Когда схлынул первый восторг, я обнаружил, что настала безлунная ночь, я стою в колючих хвойных зарослях в легкой рубашке, и температура плавно опускается куда-то в район нуля. Тут уже стало не до романтики. По счастью, я заметил огонек костра и, ломая ветки, устремился к спасению.
Неподалеку от омута стояла одинокая палатка. Рядом сидел незнакомец в очках и что-то курил.
– А, лесной человек! – не удивился он моему появлению из мрака. – Садись, гостем будешь.
Мы неспешно беседовали, как вдруг вдалеке послышался грохот бумбокса.
– Друзья идут, – пояснил курильщик.
Музыка нарастала, и вот из леса одна за другой выплыли темные фигуры, в свете костра превращаясь в студентов-медиков и стайку девчонок. Они сели в кружок. Правым боком я почувствовал тепло незнакомки, о которой помню гораздо больше, чем о семнадцатилетней поэтессе. Она так и не спросила моего имени, возможно, действительно полагая, что я – всего лишь Лесной Человек, который из чащи пришел и там же сгинет к утру. И это нас обоих вполне устраивало.

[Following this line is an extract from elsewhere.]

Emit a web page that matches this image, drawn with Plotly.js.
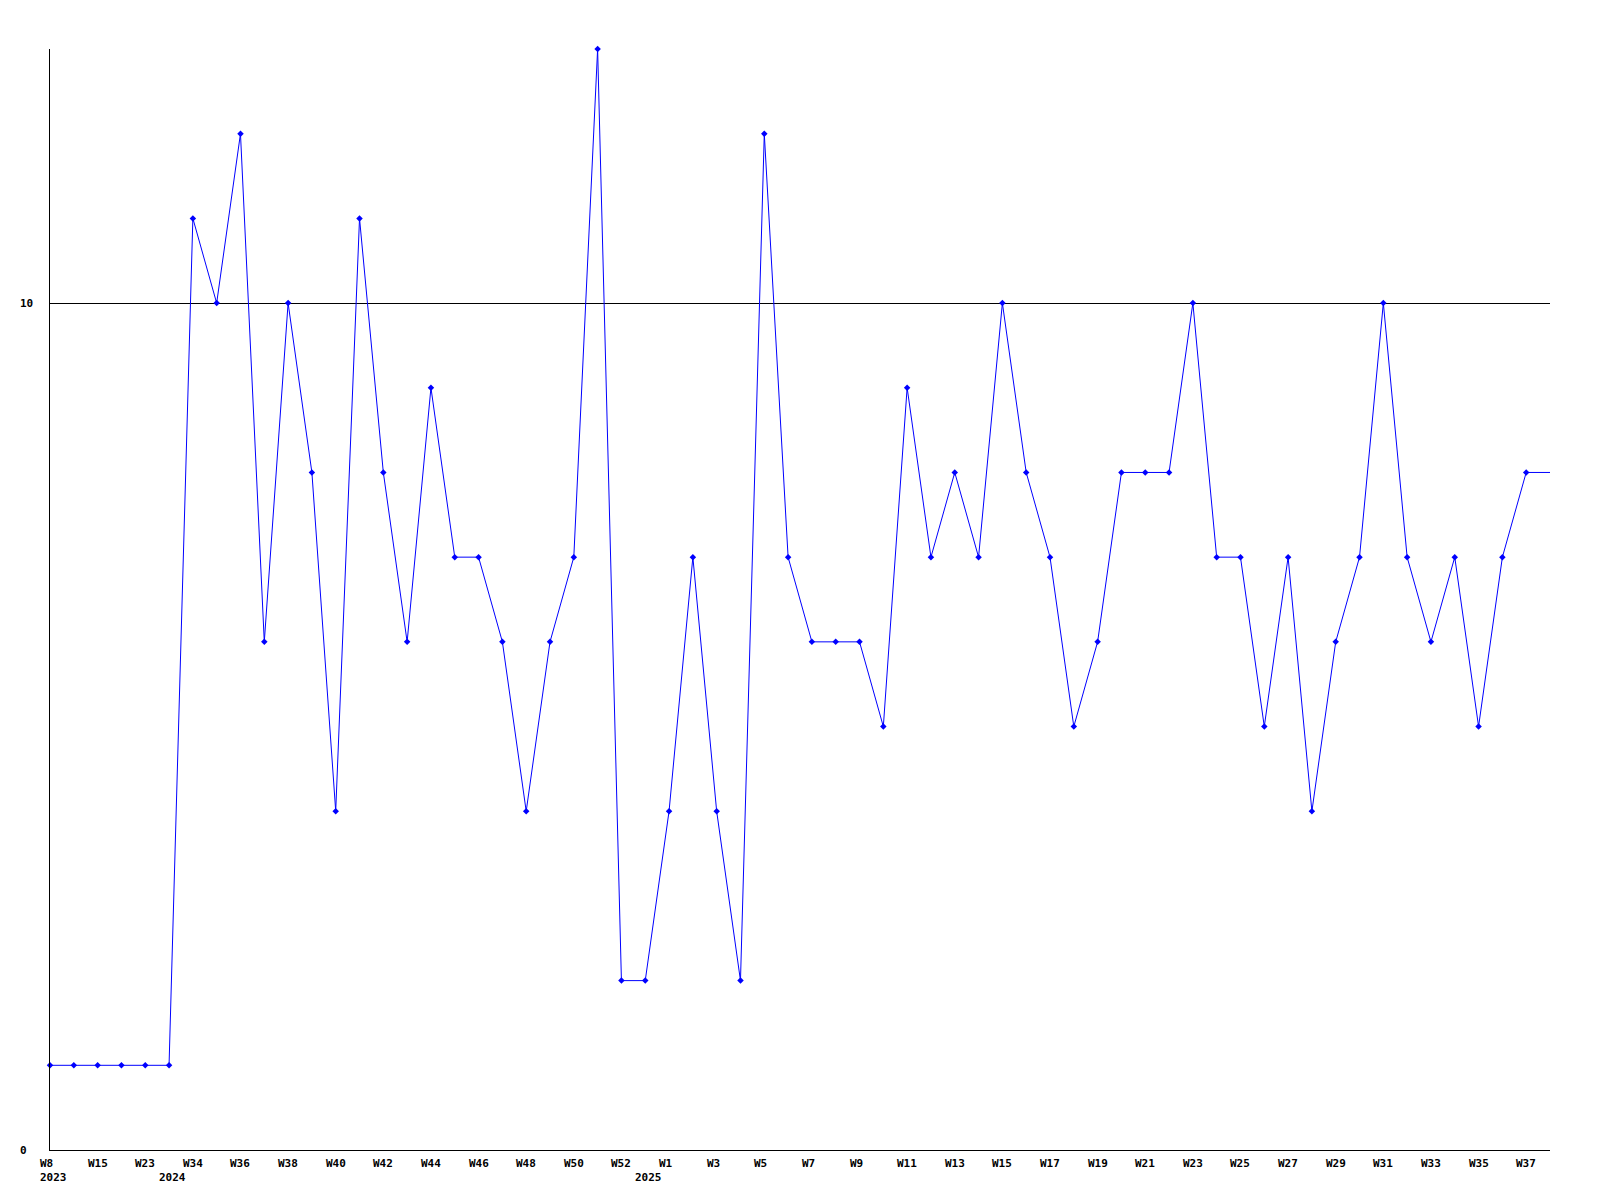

Сосед слева откупорил тяжелую баклагу, аккуратно разломил над ней пару ампул с медицинской глюкозой, и протянул мне кружку:
– Пей.
Чистый, лишь слегка смягченный спирт прокатился по пищеводу и бомбой взорвался в желудке. Остаток ночи я помню смутно, но с необыкновенной объемностью, словно у меня всюду, даже на затылке, выросли десятки глаз и ушей. Холод куда-то пропал, и музыка тоже, остался бешеный барабанный ритм, и крики «Лесной Человек!», и пламя костра. Вечные спокойные воды Ильинского омута бурлили, когда в них с веселым визгом прыгали обнаженные девушки, и это было хорошо, даже замечательно, а потом все каким-то образом поместились в не самую просторную палатку, и…
В общем, из той незабываемой ночи я вынес две крупицы житейского опыта. Первая – если желаешь устроиться поудобнее в палатке, где занимаются групповым сексом, не стоит светить вокруг фонариком или даже спичкой. И вторая, гораздо более важная, – самые чистые, прекрасные и романтичные порывы в жизни, как правило, заканчиваются групповухой или чем-нибудь подобным. И это, если вдуматься, не так уж плохо.